Pasar al contenido principal
fuera de serie
Perspectivas sobre las políticas
más allá de los números

Medicaid Per Capita Cap Would Shift Costs to States and Harm Beneficiaries

House Energy and Commerce Committee Chairman Fred Upton, a prominent proponent of a Medicaid “per capita cap” (a per-beneficiary limit on federal Medicaid funding), has appointed a Medicaid Task Force of Republican members to examine ways to “strengthen and sustain” the program, which would likely include such a cap.  As we’ve explained (see here and here), however, a per capita cap would shift large costs to states and almost certainly lead over time to substantial cuts affecting low-income beneficiaries and health care providers.   

It also would likely discourage states from taking up health reform’s Medicaid expansion and could cause some states to abandon the expansion.

The federal government now pays a fixed share of states’ Medicaid costs; it varies by state but averages 57 percent.  Under a per capita cap, the federal government would instead pay its share of a state’s Medicaid costs only up to a fixed amount per beneficiary.  The state would be responsible for all costs above that cap.

To achieve its purpose of producing significant federal savings, the cap for each state would have to be set significantly below projected costs.  Cap proposals usually achieve this by adjusting the cap annually by a rate well below the expected growth in per-beneficiary costs.  Some proposals, for example, would raise the cap each year only by overall inflation; historically, health costs outpace inflation, so this approach would produce federal funding reductions relative to current law that would grow over time.

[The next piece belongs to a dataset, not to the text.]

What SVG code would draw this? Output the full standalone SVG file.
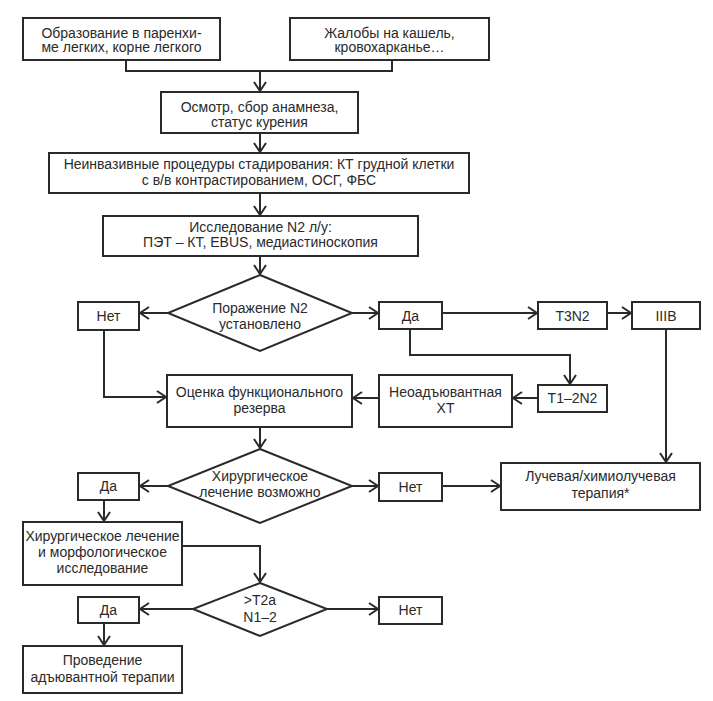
<svg xmlns="http://www.w3.org/2000/svg" width="713" height="701" viewBox="0 0 713 701">
<style>
.b{fill:#fff;stroke:#2a2a2a;stroke-width:2}
.t{font-family:"Liberation Sans",Arial,sans-serif;font-size:14px;fill:#2a2a2a;text-anchor:middle}
.c{fill:none;stroke:#2a2a2a;stroke-width:2}
</style>
<defs>
<marker id="a" markerUnits="userSpaceOnUse" markerWidth="14" markerHeight="14" refX="11" refY="7" orient="auto">
<path d="M2,1 L11,7 L2,13" fill="none" stroke="#2a2a2a" stroke-width="2"/>
</marker>
</defs>
<rect width="713" height="701" fill="#fff"/>
<g id="connectors">
<path class="c" d="M126,60 V71 H392 V60"/>
<path class="c" d="M260,71 V91" marker-end="url(#a)"/>
<path class="c" d="M260,133 V152" marker-end="url(#a)"/>
<path class="c" d="M260,193 V215" marker-end="url(#a)"/>
<path class="c" d="M260,256 V274" marker-end="url(#a)"/>
<path class="c" d="M168,313 H140" marker-end="url(#a)"/>
<path class="c" d="M352,313 H378" marker-end="url(#a)"/>
<path class="c" d="M442,313 H537" marker-end="url(#a)"/>
<path class="c" d="M607,313 H631" marker-end="url(#a)"/>
<path class="c" d="M104,330 V397 H166" marker-end="url(#a)"/>
<path class="c" d="M410,329 V355 H570 V384" marker-end="url(#a)"/>
<path class="c" d="M538,398 H513" marker-end="url(#a)"/>
<path class="c" d="M379,398 H353" marker-end="url(#a)"/>
<path class="c" d="M666,329 V462" marker-end="url(#a)"/>
<path class="c" d="M260,427 V448" marker-end="url(#a)"/>
<path class="c" d="M168,486 H140" marker-end="url(#a)"/>
<path class="c" d="M352,486 H378" marker-end="url(#a)"/>
<path class="c" d="M442,486 H500" marker-end="url(#a)"/>
<path class="c" d="M104,500 V521" marker-end="url(#a)"/>
<path class="c" d="M182,546 H260 V582" marker-end="url(#a)"/>
<path class="c" d="M193,609 H140" marker-end="url(#a)"/>
<path class="c" d="M327,609 H378" marker-end="url(#a)"/>
<path class="c" d="M104,623 V645" marker-end="url(#a)"/>
</g>
<g id="n1"><rect class="b" x="23" y="18" width="197" height="42"/><text class="t" x="121.5" y="37.5">Образование в паренхи-</text><text class="t" x="121.5" y="52">ме легких, корне легкого</text></g>
<g id="n2"><rect class="b" x="290" y="18" width="199" height="42"/><text class="t" x="389.5" y="37.5">Жалобы на кашель,</text><text class="t" x="389.5" y="52">кровохарканье…</text></g>
<g id="n3"><rect class="b" x="161" y="92" width="197" height="41"/><text class="t" x="259.5" y="111.5">Осмотр, сбор анамнеза,</text><text class="t" x="259.5" y="127">статус курения</text></g>
<g id="n4"><rect class="b" x="49" y="153" width="420" height="40"/><text class="t" x="259" y="168.5">Неинвазивные процедуры стадирования: КТ грудной клетки</text><text class="t" x="259" y="185">с в/в контрастированием, ОСГ, ФБС</text></g>
<g id="n5"><rect class="b" x="103" y="216" width="315" height="40"/><text class="t" x="260.5" y="231.5">Исследование N2 л/у:</text><text class="t" x="260.5" y="246.5">ПЭТ – КТ, EBUS, медиастиноскопия</text></g>
<g id="d1"><polygon class="b" points="260,275 352,313 260,351 168,313"/><text class="t" x="260" y="312.5">Поражение N2</text><text class="t" x="260" y="328.5">установлено</text></g>
<g id="no1"><rect class="b" x="78" y="302" width="61" height="28"/><text class="t" x="108.5" y="321">Нет</text></g>
<g id="yes1"><rect class="b" x="379" y="302" width="63" height="27"/><text class="t" x="410.5" y="320.5">Да</text></g>
<g id="t3n2"><rect class="b" x="538" y="302" width="69" height="27"/><text class="t" x="572.5" y="320.5">T3N2</text></g>
<g id="iiib"><rect class="b" x="632" y="302" width="68" height="27"/><text class="t" x="666" y="320.5">IIIB</text></g>
<g id="t12n2"><rect class="b" x="538" y="385" width="69" height="27"/><text class="t" x="572.5" y="403">T1–2N2</text></g>
<g id="neo"><rect class="b" x="379" y="375" width="133" height="52"/><text class="t" x="445.5" y="397">Неоадъювантная</text><text class="t" x="445.5" y="413">ХТ</text></g>
<g id="func"><rect class="b" x="167" y="375" width="185" height="52"/><text class="t" x="259.5" y="397">Оценка функционального</text><text class="t" x="259.5" y="413">резерва</text></g>
<g id="d2"><polygon class="b" points="260,449 352,486 260,523 168,486"/><text class="t" x="260" y="481">Хирургическое</text><text class="t" x="260" y="497">лечение возможно</text></g>
<g id="yes2"><rect class="b" x="78" y="473" width="61" height="27"/><text class="t" x="108.5" y="491">Да</text></g>
<g id="no2"><rect class="b" x="379" y="473" width="63" height="28"/><text class="t" x="410.5" y="491.5">Нет</text></g>
<g id="rad"><rect class="b" x="501" y="463" width="199" height="47"/><text class="t" x="600.5" y="481">Лучевая/химиолучевая</text><text class="t" x="600.5" y="498">терапия*</text></g>
<g id="surg"><rect class="b" x="23" y="522" width="159" height="63"/><text class="t" x="102.5" y="541">Хирургическое лечение</text><text class="t" x="102.5" y="557">и морфологическое</text><text class="t" x="102.5" y="573">исследование</text></g>
<g id="d3"><polygon class="b" points="260,583 327,609 260,636 193,609"/><text class="t" x="260" y="605">&gt;T2a</text><text class="t" x="260" y="622">N1–2</text></g>
<g id="yes3"><rect class="b" x="78" y="597" width="61" height="26"/><text class="t" x="108.5" y="615">Да</text></g>
<g id="no3"><rect class="b" x="379" y="597" width="63" height="27"/><text class="t" x="410.5" y="615">Нет</text></g>
<g id="adj"><rect class="b" x="23" y="646" width="159" height="47"/><text class="t" x="102.5" y="665">Проведение</text><text class="t" x="102.5" y="682">адъювантной терапии</text></g>
</svg>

The cuts for states could be much larger than originally estimated, for several reasons:

  • Faster health care cost growth.  Costs throughout the health care system have been growing at historically low rates in recent years.  Setting per capita cap amounts would essentially require an assumption of how much of this slowdown is permanent (due in part to health reform) and how much is temporary.  If policymakers assume incorrectly, actual per-beneficiary Medicaid costs could turn out much higher than the cap assumed, and the cap could force deeper cuts than had been anticipated.
  • Population aging.  As the population ages, a larger share of Medicaid beneficiaries will be seniors and people with disabilities, whose average health care spending is about five times higher than among children and other adults.  Some per capita cap proposals claim to address this issue by setting separate caps for seniors and other beneficiary groups.  But as the baby boomers age, a growing share of seniors will move from “young-old age” to “old-old age.” People in their 80s or 90s are likelier than younger seniors to have serious and chronic health problems and require nursing home and other long-term care.  Unless a per capita cap were designed to address this issue, as well — which no per capita cap proposal we’re aware of would do — the cap would cut state Medicaid programs by deeper and deeper amounts as more boomers move into “old-old age.”
  • Unexpected costs.  A per capita cap would provide no further federal funding if medical costs per beneficiary rose faster than anticipated due to a new disease, epidemic, or costly medical breakthrough, such as a new blockbuster drug.  When the HIV/AIDS epidemic struck, in contrast, the federal government and states shared the unexpected costs.

While all states would face cuts in federal funding under such a scenario, some states could be hit disproportionately hard, including states whose Medicaid costs per beneficiary grew relatively quickly.

To compensate for the funding cuts under a per capita cap, states would have to contribute significantly more of their own funds or, as is far likelier, cut eligibility, benefits, and/or payments to health care providers and plans.  That’s because cutting per-beneficiary expenditures substantially without limiting access to needed care would be extremely difficult: Medicaid costs per beneficiary already are well below those of both private insurance and Medicare, and states already take advantage of existing flexibility to institute an array of measures to limit Medicaid costs. 

A per capita cap also would force states to bear more of the costs of health reform’s Medicaid expansion, since most states would receive less federal funding for each newly eligible beneficiary than the Affordable Care Act provides.  Under current law, the federal government picks up at least 90 percent of expansion costs on a permanent basis, but a per capita cap would effectively shrink that percentage.  That would likely discourage more states from taking up the expansion and might lead some expansion states to drop it.